I AM UNCW: Donyell Roseboro
Watson College of Education faculty member Donyell Roseboro is going to make history this summer.
Effective July 1, 2014, associate professor Roseboro will become chair of the Department of Instructional Technology, Foundations and Secondary Education, the first African American department chair in the Watson College of Education (WCE).
“This is an incredible opportunity and one that represents much more than an individual accomplishment. I am able to serve because of generations who struggled before me, who believed in justice and opportunity for all,” she says.
Roseboro currently serves as the director of the Professional Development System (PDS) in the WCE, a partnership network that includes 146 schools across 12 school districts.
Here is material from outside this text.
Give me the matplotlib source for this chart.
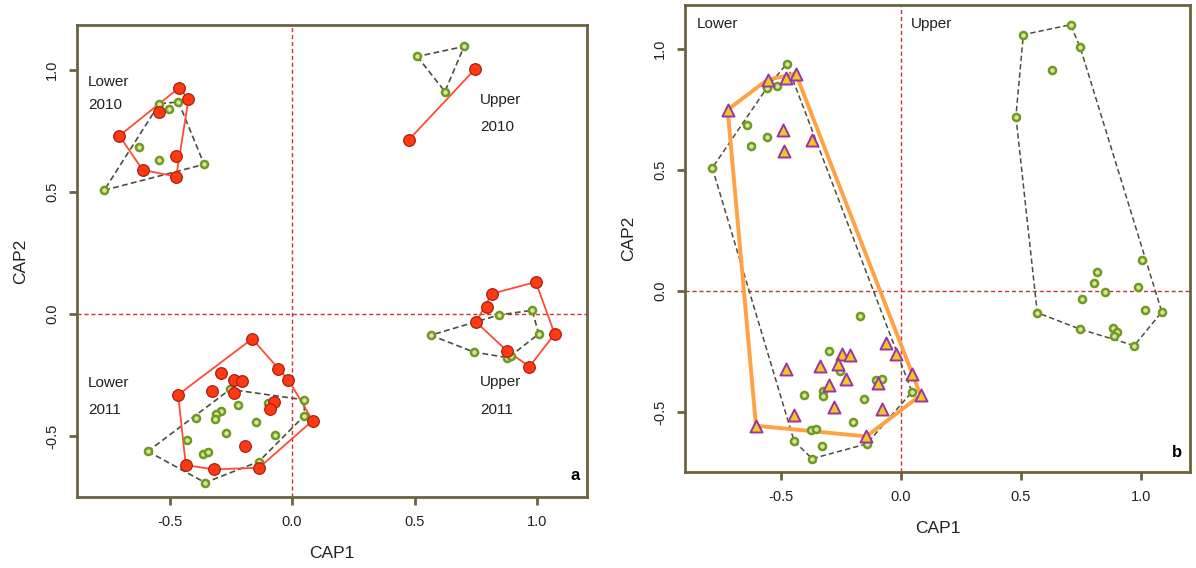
import numpy as np
import matplotlib
matplotlib.use("Agg")
import matplotlib.pyplot as plt
import matplotlib.transforms as mtransforms

plt.rcParams['font.family'] = ['Liberation Sans', 'DejaVu Sans']

# ---- Panel a: CAP scores by site (Lower/Upper) and year (2010/2011) ----
# red = one group, green = the other, per site/year cluster
a_low10_red_x = [-0.461, -0.423, -0.543, -0.705, -0.475, -0.610, -0.473]
a_low10_red_y = [0.927, 0.880, 0.829, 0.730, 0.648, 0.590, 0.563]
a_low10_grn_x = [-0.542, -0.501, -0.464, -0.624, -0.543, -0.359, -0.767]
a_low10_grn_y = [0.861, 0.840, 0.869, 0.686, 0.631, 0.613, 0.507]

a_up10_red_x = [0.747, 0.476]
a_up10_red_y = [1.003, 0.713]
a_up10_grn_x = [0.511, 0.702, 0.624]
a_up10_grn_y = [1.055, 1.096, 0.911]

a_up11_red_x = [0.995, 0.816, 0.796, 0.751, 1.072, 0.876, 0.969]
a_up11_red_y = [0.131, 0.083, 0.030, -0.033, -0.082, -0.150, -0.216]
a_up11_grn_x = [0.845, 0.980, 0.566, 1.007, 0.742, 0.879, 0.893]
a_up11_grn_y = [-0.004, 0.015, -0.087, -0.082, -0.156, -0.179, -0.171]

a_low11_red_x = [-0.163, -0.056, -0.015, -0.291, -0.238, -0.203, -0.325, -0.237,
                 -0.465, -0.072, -0.090, 0.084, -0.192, -0.434, -0.320, -0.135]
a_low11_red_y = [-0.102, -0.225, -0.270, -0.243, -0.270, -0.273, -0.317, -0.325,
                 -0.331, -0.361, -0.388, -0.437, -0.540, -0.619, -0.637, -0.630]
a_low11_grn_x = [-0.253, 0.050, -0.097, -0.219, -0.290, -0.311, -0.314, -0.392, -0.146,
                 0.050, -0.268, -0.071, -0.431, -0.589, -0.363, -0.342, -0.136, -0.355]
a_low11_grn_y = [-0.309, -0.352, -0.366, -0.373, -0.396, -0.410, -0.430, -0.426, -0.443,
                 -0.417, -0.486, -0.497, -0.518, -0.563, -0.574, -0.567, -0.605, -0.691]

# ---- Panel b: Lower (triangles + green) and Upper (green) ----
b_low_tri_x = [-0.556, -0.479, -0.438, -0.722, -0.490, -0.486, -0.370,
               -0.0625, -0.022, -0.246, -0.211, -0.336, -0.261, -0.479, 0.047,
               -0.229, -0.097, -0.301, 0.082, -0.279, -0.079, -0.446, -0.604, -0.144]
b_low_tri_y = [0.872, 0.877, 0.897, 0.748, 0.665, 0.579, 0.624,
               -0.216, -0.262, -0.262, -0.266, -0.310, -0.304, -0.324, -0.343,
               -0.365, -0.382, -0.390, -0.431, -0.481, -0.489, -0.514, -0.557, -0.601]
b_low_grn_x = [-0.476, -0.558, -0.515, -0.640, -0.558, -0.626, -0.786,
               -0.171, -0.300, -0.253, -0.105, -0.078, -0.325, -0.325, -0.404, -0.154,
               0.046, -0.201, -0.375, -0.354, -0.445, -0.330, -0.143, -0.370]
b_low_grn_y = [0.938, 0.839, 0.844, 0.686, 0.634, 0.599, 0.508,
               -0.103, -0.247, -0.329, -0.368, -0.364, -0.412, -0.434, -0.430, -0.445,
               -0.417, -0.540, -0.576, -0.569, -0.621, -0.639, -0.632, -0.693]
b_up_grn_x = [0.510, 0.707, 0.747, 0.628, 0.479, 1.006, 0.818, 0.804, 0.850, 0.988,
              0.755, 1.015, 0.568, 0.746, 0.882, 0.901, 0.888, 0.972, 1.087]
b_up_grn_y = [1.058, 1.099, 1.005, 0.913, 0.720, 0.128, 0.077, 0.032, -0.005, 0.015,
              -0.034, -0.081, -0.090, -0.158, -0.153, -0.171, -0.186, -0.226, -0.087]

tick_vals = [-0.5, 0.0, 0.5, 1.0]
tick_labels = ["-0.5", "0.0", "0.5", "1.0"]

FRAME = "#6b6440"
RED_FILL, RED_EDGE, RED_LINE = "#ff3a12", "#a82010", "#ff4a38"
GRN_FILL, GRN_EDGE, GRN_LINE = "#d8e69a", "#6f9a22", "#4f4d3c"
TRI_FILL, TRI_EDGE, ORANGE = "#f2c81c", "#9a35a8", "#ffa244"
REF = "#cc3333"


def hull(xs, ys):
    pts = sorted(set(zip(xs, ys)))
    if len(pts) < 3:
        return pts

    def cross(o, a, b):
        return (a[0] - o[0]) * (b[1] - o[1]) - (a[1] - o[1]) * (b[0] - o[0])

    lower, upper = [], []
    for p in pts:
        while len(lower) >= 2 and cross(lower[-2], lower[-1], p) <= 0:
            lower.pop()
        lower.append(p)
    for p in reversed(pts):
        while len(upper) >= 2 and cross(upper[-2], upper[-1], p) <= 0:
            upper.pop()
        upper.append(p)
    h = lower[:-1] + upper[:-1]
    return h + [h[0]]


def draw_hull(ax, xs, ys, **kw):
    h = hull(xs, ys)
    ax.plot([p[0] for p in h], [p[1] for p in h], zorder=2, **kw)


def style_axes(ax):
    for s in ax.spines.values():
        s.set_color(FRAME)
        s.set_linewidth(2.0)
    ax.set_xticks(tick_vals)
    ax.set_xticklabels(tick_labels)
    ax.set_yticks(tick_vals)
    ax.set_yticklabels(tick_labels, rotation=90, va='center')
    ax.tick_params(direction='out', length=6, width=2.0, color=FRAME,
                   labelsize=10.5, labelcolor="#222222", pad=7)
    ax.set_xlabel("CAP1", fontsize=12.5, labelpad=12, color="#222222")
    ax.set_ylabel("CAP2", fontsize=12.5, labelpad=12, color="#222222")
    ax.axhline(0, color=REF, lw=1.0, ls=(0, (3, 2)), zorder=1)
    ax.axvline(0, color=REF, lw=1.0, ls=(0, (3, 2)), zorder=1)


def green(ax, xs, ys):
    ax.scatter(xs, ys, s=26, c=GRN_FILL, edgecolors=GRN_EDGE, linewidths=1.8, zorder=3)


def red(ax, xs, ys):
    ax.scatter(xs, ys, s=70, c=RED_FILL, edgecolors=RED_EDGE, linewidths=0.9, zorder=4)


fig = plt.figure(figsize=(11.96, 5.68), dpi=100)
axa = fig.add_axes([0.0644, 0.125, 0.4264, 0.831])
axb = fig.add_axes([0.5727, 0.169, 0.4222, 0.822])

# ---- panel a ----
style_axes(axa)
axa.set_xlim(-0.878, 1.204)
axa.set_ylim(-0.75, 1.184)
dash = dict(color=GRN_LINE, lw=1.2, ls=(0, (3.5, 2)))
solid = dict(color=RED_LINE, lw=1.3)
for gx, gy, rx, ry in [(a_low10_grn_x, a_low10_grn_y, a_low10_red_x, a_low10_red_y),
                       (a_up10_grn_x, a_up10_grn_y, a_up10_red_x, a_up10_red_y),
                       (a_up11_grn_x, a_up11_grn_y, a_up11_red_x, a_up11_red_y),
                       (a_low11_grn_x, a_low11_grn_y, a_low11_red_x, a_low11_red_y)]:
    draw_hull(axa, gx, gy, **dash)
    draw_hull(axa, rx, ry, **solid)
    green(axa, gx, gy)
    red(axa, rx, ry)

txt = dict(fontsize=11, color="#222222", ha='left', va='center')
axa.text(-0.833, 0.951, "Lower", **txt)
axa.text(-0.833, 0.857, "2010", **txt)
axa.text(0.767, 0.877, "Upper", **txt)
axa.text(0.767, 0.766, "2010", **txt)
axa.text(-0.833, -0.283, "Lower", **txt)
axa.text(-0.833, -0.393, "2011", **txt)
axa.text(0.767, -0.279, "Upper", **txt)
axa.text(0.767, -0.393, "2011", **txt)
axa.text(0.985, 0.03, "a", transform=axa.transAxes, fontsize=12,
         fontweight='bold', ha='right', va='bottom')

# ---- panel b ----
style_axes(axb)
axb.set_xlim(-0.90, 1.204)
axb.set_ylim(-0.748, 1.18)
draw_hull(axb, b_low_grn_x, b_low_grn_y, color=GRN_LINE, lw=1.1, ls=(0, (3.5, 2)))
draw_hull(axb, b_up_grn_x, b_up_grn_y, color=GRN_LINE, lw=1.1, ls=(0, (3.5, 2)))
draw_hull(axb, b_low_tri_x, b_low_tri_y, color=ORANGE, lw=2.8)
green(axb, b_low_grn_x, b_low_grn_y)
green(axb, b_up_grn_x, b_up_grn_y)
axb.scatter(b_low_tri_x, b_low_tri_y, s=75, marker='^', c=TRI_FILL,
            edgecolors=TRI_EDGE, linewidths=1.4, zorder=4)
blend = mtransforms.blended_transform_factory(axb.transData, axb.transAxes)
axb.text(-0.85, 0.975, "Lower", transform=blend, fontsize=11,
         color="#222222", ha='left', va='top')
axb.text(0.04, 0.975, "Upper", transform=blend, fontsize=11,
         color="#222222", ha='left', va='top')
axb.text(0.985, 0.025, "b", transform=axb.transAxes, fontsize=12,
         fontweight='bold', ha='right', va='bottom')

fig.savefig("out.png", dpi=100)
She is presenting at the upcoming summit, Navigating Challenging Waters: Achieving Success in the Academy. The UNC Wilmington Black Faculty and Staff Association (BFSA), other UNCW offices and the UNC General Administration are sponsoring this two-day event on the UNCW campus for faculty, staff and graduate students across the UNC system.
Roseboro will be presenting on the topics of thesis and dissertation writing and writing for publication.
“The summit is significant in that it is a coming together of African American faculty and staff and others interested in research on and/or the experiences of African Americans in institutions of higher education,” she says. “This is a pioneering attempt to bring together faculty and staff from across the UNC system schools. Overall, we hope to identify better ways to collaborate, share information and ideas, and mentor each other and students.”
A former high school teacher, Roseboro was recently featured on WWAY as their extraordinary person of the week. She helped a team of instructors from WCE secure a $50,000 grant for "Innovation in Education" from the Institute of Emerging Issues and State Employees Credit Union. Additionally, WCE’s PDS received a national award for exemplary achievement. Roseboro and others were on hand to accept the honor March 28 at the 15th annual PDS National Conference in Las Vegas.
She has 22 publications with two recent book chapters: “Mediated youth, curriculum, and cyberspace: Pivoting the in-between” in the Critical Studies Youth Reader (New York: Peter Lang) and “Rethinking school reform and neighborhood schools” in School Reform Critics (New York: Peter Lang). Roseboro co-authored the article “To Virgo or not to Virgo: The conversion of a neighborhood school from a pit to a beloved” with her colleague Candace Thompson. It is due for publication in May in the journal Equity and Excellence in Education. She is also leading a study abroad trip to South Africa this summer with five doctoral students and one undergraduate student. They will teach and tour schools for two weeks in Port Elizabeth.
Outside of UNCW, Roseboro loves to travel and spend time with her 7-year-old twins, Ciera and Maya, and husband, Bratis.